*Required task:*
Provide an exact copy of the data, excluding the images.

*Dataset content:*

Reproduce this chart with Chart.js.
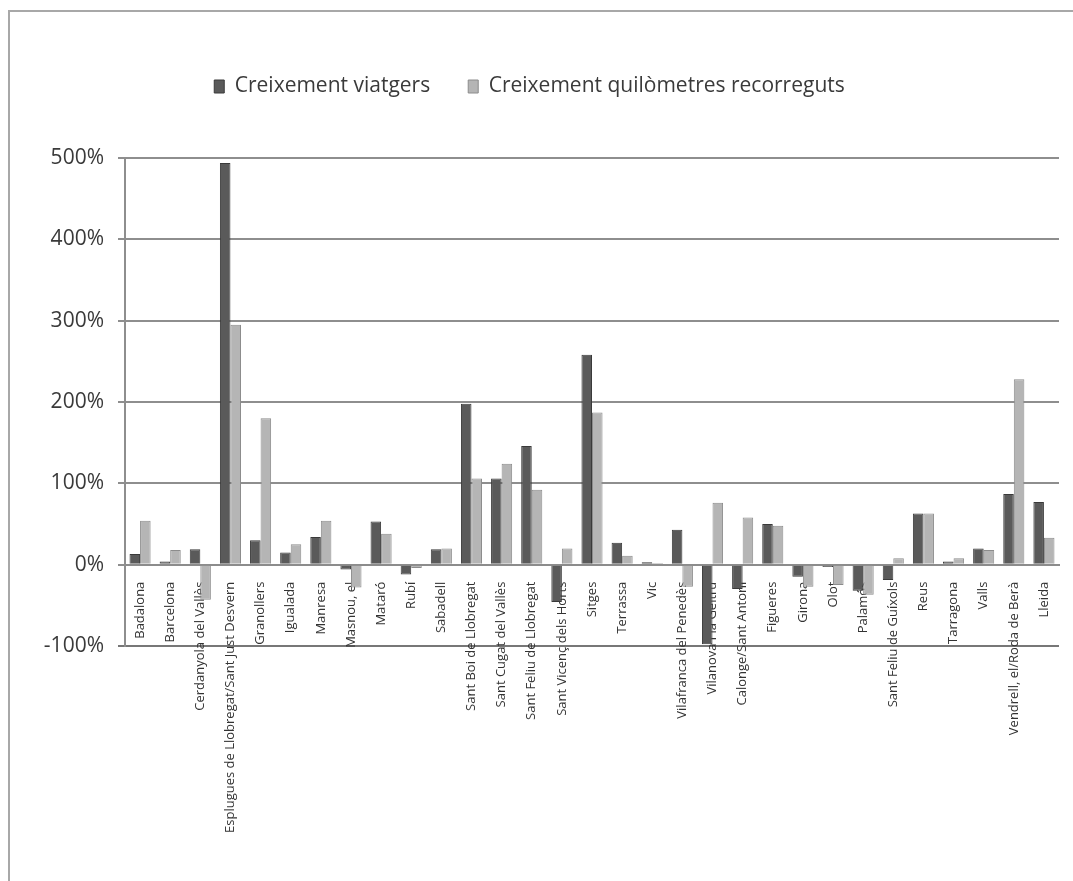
<!DOCTYPE html>
<html>
<head>
<meta charset="utf-8">
<title>Creixement viatgers i quilòmetres recorreguts</title>
<script src="https://cdn.jsdelivr.net/npm/chart.js@4/dist/chart.umd.min.js"></script>
<style>
  html, body { margin: 0; padding: 0; background: #ffffff; overflow: hidden; }
  #frame {
    position: absolute; left: 8px; top: 10px; width: 1200px; height: 1000px;
    border-top: 2px solid #a8a8a8; border-left: 2px solid #a8a8a8;
  }
  #wrap { position: absolute; left: 0; top: 0; width: 1073px; height: 881px; }
</style>
</head>
<body>
<div id="frame"></div>
<div id="wrap"><canvas id="chart" width="1073" height="881"></canvas></div>
<script>
// Municipalities (x categories)
const categories = [
  "Badalona", "Barcelona", "Cerdanyola del Vallès",
  "Esplugues de Llobregat/Sant Just Desvern", "Granollers", "Igualada",
  "Manresa", "Masnou, el", "Mataró", "Rubí", "Sabadell",
  "Sant Boi de Llobregat", "Sant Cugat del Vallès", "Sant Feliu de Llobregat",
  "Sant Vicenç dels Horts", "Sitges", "Terrassa", "Vic",
  "Vilafranca del Penedès", "Vilanova i la Geltrú", "Calonge/Sant Antoni",
  "Figueres", "Girona", "Olot", "Palamós", "Sant Feliu de Guíxols",
  "Reus", "Tarragona", "Valls", "Vendrell, el/Roda de Berà", "Lleida"
];

// Growth of passengers (%)
const viatgers = [
  13, 4, 19, 494, 30, 15, 34, -6, 53, -12, 19,
  198, 106, 146, -46, 258, 27, 3, 43, -98, -30,
  50, -15, -3, -32, -19, 63, 4, 20, 87, 77
];

// Growth of kilometres travelled (%)
const quilometres = [
  54, 18, -43, 295, 180, 25, 54, -28, 38, -4, 20,
  106, 124, 92, 20, 187, 11, 2, -27, 76, 58,
  48, -27, -25, -37, 8, 63, 8, 18, 228, 33
];

const seriesNames = ["Creixement viatgers", "Creixement quilòmetres recorreguts"];
const yTicks = [-100, 0, 100, 200, 300, 400, 500];

// Extra room between the legend and the plot area
const legendGap = {
  id: "legendGap",
  beforeInit(chart) {
    const baseFit = chart.legend.fit;
    chart.legend.fit = function () {
      baseFit.call(this);
      this.height += 51;
    };
  }
};

const ctx = document.getElementById("chart").getContext("2d");
new Chart(ctx, {
  type: "bar",
  plugins: [legendGap],
  data: {
    labels: categories,
    datasets: [
      {
        label: seriesNames[0],
        data: viatgers,
        backgroundColor: "#5a5a5a",
        borderColor: "#3a3a3a",
        borderWidth: 1
      },
      {
        label: seriesNames[1],
        data: quilometres,
        backgroundColor: "#b5b5b5",
        borderColor: "#8c8c8c",
        borderWidth: 1
      }
    ]
  },
  options: {
    responsive: false,
    animation: false,
    layout: { padding: { left: 0, right: 14, top: 38, bottom: 235 } },
    datasets: { bar: { categoryPercentage: 0.7, barPercentage: 1.0 } },
    plugins: {
      tooltip: { enabled: false },
      legend: {
        position: "top",
        labels: {
          boxWidth: 10,
          boxHeight: 13,
          padding: 38,
          color: "#3a3a3a",
          font: { family: "Open Sans", size: 21 }
        }
      }
    },
    scales: {
      x: {
        position: { y: 0 },
        grid: { display: false },
        border: { display: true, color: "#8c8c8c", width: 2 },
        ticks: {
          autoSkip: false,
          minRotation: 90,
          maxRotation: 90,
          padding: 9,
          color: "#333333",
          font: { family: "Open Sans", size: 13 }
        }
      },
      y: {
        min: -100,
        max: 500,
        afterBuildTicks: (scale) => { scale.ticks = yTicks.map(v => ({ value: v })); },
        afterFit: (scale) => { scale.width = 125; },
        ticks: {
          padding: 14,
          color: "#3a3a3a",
          font: { family: "Open Sans", size: 21 },
          callback: (v) => v + "%"
        },
        grid: {
          color: (c) => (c.tick && c.tick.value === -100 ? "#777777" : "#8e8e8e"),
          lineWidth: 2,
          tickLength: 7
        },
        border: { color: "#8e8e8e", width: 2 }
      }
    }
  }
});
</script>
</body>
</html>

*Result of the exercise:*
Reproduce this chart with Chart.js.
<!DOCTYPE html>
<html>
<head>
<meta charset="utf-8">
<title>Creixement viatgers i quilòmetres recorreguts</title>
<script src="https://cdn.jsdelivr.net/npm/chart.js@4/dist/chart.umd.min.js"></script>
<style>
  html, body { margin: 0; padding: 0; background: #ffffff; overflow: hidden; }
  #frame {
    position: absolute; left: 8px; top: 10px; width: 1200px; height: 1000px;
    border-top: 2px solid #a8a8a8; border-left: 2px solid #a8a8a8;
  }
  #wrap { position: absolute; left: 0; top: 0; width: 1073px; height: 881px; }
</style>
</head>
<body>
<div id="frame"></div>
<div id="wrap"><canvas id="chart" width="1073" height="881"></canvas></div>
<script>
// Municipalities (x categories)
const categories = [
  "Badalona", "Barcelona", "Cerdanyola del Vallès",
  "Esplugues de Llobregat/Sant Just Desvern", "Granollers", "Igualada",
  "Manresa", "Masnou, el", "Mataró", "Rubí", "Sabadell",
  "Sant Boi de Llobregat", "Sant Cugat del Vallès", "Sant Feliu de Llobregat",
  "Sant Vicenç dels Horts", "Sitges", "Terrassa", "Vic",
  "Vilafranca del Penedès", "Vilanova i la Geltrú", "Calonge/Sant Antoni",
  "Figueres", "Girona", "Olot", "Palamós", "Sant Feliu de Guíxols",
  "Reus", "Tarragona", "Valls", "Vendrell, el/Roda de Berà", "Lleida"
];

// Growth of passengers (%)
const viatgers = [
  13, 4, 19, 494, 30, 15, 34, -6, 53, -12, 19,
  198, 106, 146, -46, 258, 27, 3, 43, -98, -30,
  50, -15, -3, -32, -19, 63, 4, 20, 87, 77
];

// Growth of kilometres travelled (%)
const quilometres = [
  54, 18, -43, 295, 180, 25, 54, -28, 38, -4, 20,
  106, 124, 92, 20, 187, 11, 2, -27, 76, 58,
  48, -27, -25, -37, 8, 63, 8, 18, 228, 33
];

const seriesNames = ["Creixement viatgers", "Creixement quilòmetres recorreguts"];
const yTicks = [-100, 0, 100, 200, 300, 400, 500];

// Extra room between the legend and the plot area
const legendGap = {
  id: "legendGap",
  beforeInit(chart) {
    const baseFit = chart.legend.fit;
    chart.legend.fit = function () {
      baseFit.call(this);
      this.height += 51;
    };
  }
};

const ctx = document.getElementById("chart").getContext("2d");
new Chart(ctx, {
  type: "bar",
  plugins: [legendGap],
  data: {
    labels: categories,
    datasets: [
      {
        label: seriesNames[0],
        data: viatgers,
        backgroundColor: "#5a5a5a",
        borderColor: "#3a3a3a",
        borderWidth: 1
      },
      {
        label: seriesNames[1],
        data: quilometres,
        backgroundColor: "#b5b5b5",
        borderColor: "#8c8c8c",
        borderWidth: 1
      }
    ]
  },
  options: {
    responsive: false,
    animation: false,
    layout: { padding: { left: 0, right: 14, top: 38, bottom: 235 } },
    datasets: { bar: { categoryPercentage: 0.7, barPercentage: 1.0 } },
    plugins: {
      tooltip: { enabled: false },
      legend: {
        position: "top",
        labels: {
          boxWidth: 10,
          boxHeight: 13,
          padding: 38,
          color: "#3a3a3a",
          font: { family: "Open Sans", size: 21 }
        }
      }
    },
    scales: {
      x: {
        position: { y: 0 },
        grid: { display: false },
        border: { display: true, color: "#8c8c8c", width: 2 },
        ticks: {
          autoSkip: false,
          minRotation: 90,
          maxRotation: 90,
          padding: 9,
          color: "#333333",
          font: { family: "Open Sans", size: 13 }
        }
      },
      y: {
        min: -100,
        max: 500,
        afterBuildTicks: (scale) => { scale.ticks = yTicks.map(v => ({ value: v })); },
        afterFit: (scale) => { scale.width = 125; },
        ticks: {
          padding: 14,
          color: "#3a3a3a",
          font: { family: "Open Sans", size: 21 },
          callback: (v) => v + "%"
        },
        grid: {
          color: (c) => (c.tick && c.tick.value === -100 ? "#777777" : "#8e8e8e"),
          lineWidth: 2,
          tickLength: 7
        },
        border: { color: "#8e8e8e", width: 2 }
      }
    }
  }
});
</script>
</body>
</html>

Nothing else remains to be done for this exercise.